Grazie ai due protagonisti principali ben interpretati, la miniserie "The beast in me" riesce a catturare lo spettatore
In The beast in me – la miniserie thriller apparsa su Netflix due settimane fa – c’è qualcosa di familiare e, allo stesso tempo, di sorprendentemente nuovo. Merito soprattutto di Clare Daves, che torna a muoversi in quel territorio emotivo e ricco di azione che aveva reso Homeland un grande successo: la capacità di stare sempre un passo avanti alla scena, e un passo indietro rispetto a se stessa.
Qui ritroviamo la stessa intensità, la stessa lucidità che corre sul filo di una donna intelligente ma vulnerabilità. Non ha il fisico adatto, ma è pur sempre una donna di azione, non è bellissima come tante sue colleghe, ma ha fascino da vendere.
La Daves Interpreta Aggie Wiggs, una famosa scrittrice di libri biografici a secco di idee e di progetti. Dopo la morte accidentale del figlio si è ritirata dalla società. Vive da sola in un posto isolato, in una grande casa, tra scarichi intasati e perdite d’acqua, che andrebbe seriamente ristrutturata. La sua solitudine è bruscamente interrotta dall’arrivo nella casa accanto della famiglia rumorosa di un personaggio famoso.
E proprio questo nuovo vicino l’elemento che davvero definisce il ritmo di The beast in me. Interpretato da Matthew Rhys, il protagonista maschile è Nile Jarvis, un ricco immobiliarista dal passato opaco e dalla reputazione consumata da sospetti mai del tutto chiariti sulla morte – o meglio la scomparsa – della sua ex moglie.
Rhys interpreta Jarvis con una complessità magnetica: un uomo che sa essere brillante e disarmante, gentile e inquietante nello stesso tempo, come se ogni suo gesto nascondesse qualcosa che non vuole mai rivelare del tutto. È lui a imporre l’andatura della storia, obbligando lo spettatore a rinegoziare continuamente la percezione che si ha di lui.

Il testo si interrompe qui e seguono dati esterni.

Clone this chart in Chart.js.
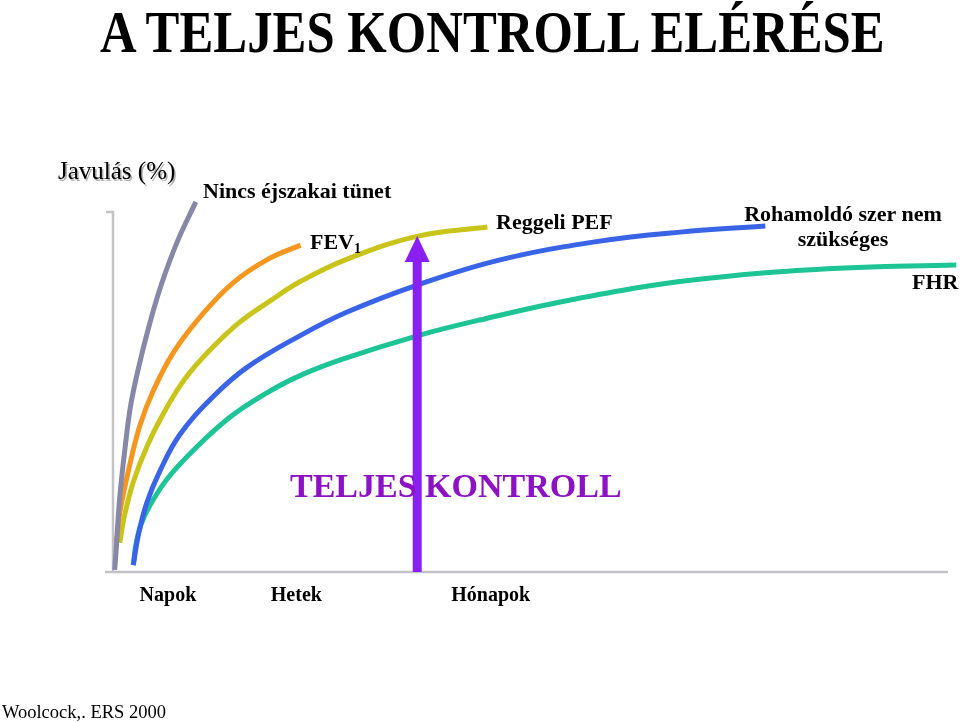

Percezione che cambia anche per Aggie, al punto tale che la scrittrice in crisi che è in lei si risveglia all’idea di scrivere la sua biografia.
La trama ruota proprio attorno a questa ambiguità: The beast in me non costruisce un thriller basato sul colpo di scena, ma si tratta piuttosto di un viaggio psicologico in cui la verità è qualcosa che si insinua lentamente, tra l’attrazione e il sospetto.
Nile Jarvis diventa il baricentro di questa tensione: un uomo che potrebbe essere una vittima delle dicerie o una minaccia abilmente mascherata. La serie gioca a lungo con entrambe le possibilità, e Rhys le incarna con una maestria che spinge ogni scena in un territorio instabile. Almeno fino a quando la verità emerge inesorabilmente.
Clare Daves, dal canto suo, è l’unica in grado di reggere una storia del genere: non lo teme, non lo idolatra, lo studia. Tra i due si crea un dialogo vivo, carico di elettricità e molti silenzi sospesi. È in proprio nei dialoghi tra i due protagonisti che la serie trova la sua dimensione originale, fatta di diffidenza, curiosità e un’attrazione che nessuno dei due sembra riuscire a controllare davvero.
The beast in me funziona proprio così: eliminando il superfluo e appoggiandosi alla profondità dei suoi due interpreti. Clare Daves conferma le qualità che l’hanno resa memorabile nelle sue prove più celebri, mentre Matthew Rhys costruisce un personaggio enigmatico che, scena dopo scena, incarna perfettamente la “bestia” del titolo, il suo specchio più fedele.
Il risultato è una serie, The beast in me, che cattura senza trucchi, lasciando che siano le sfumature dei suoi personaggi ad appassionare lo spettatore.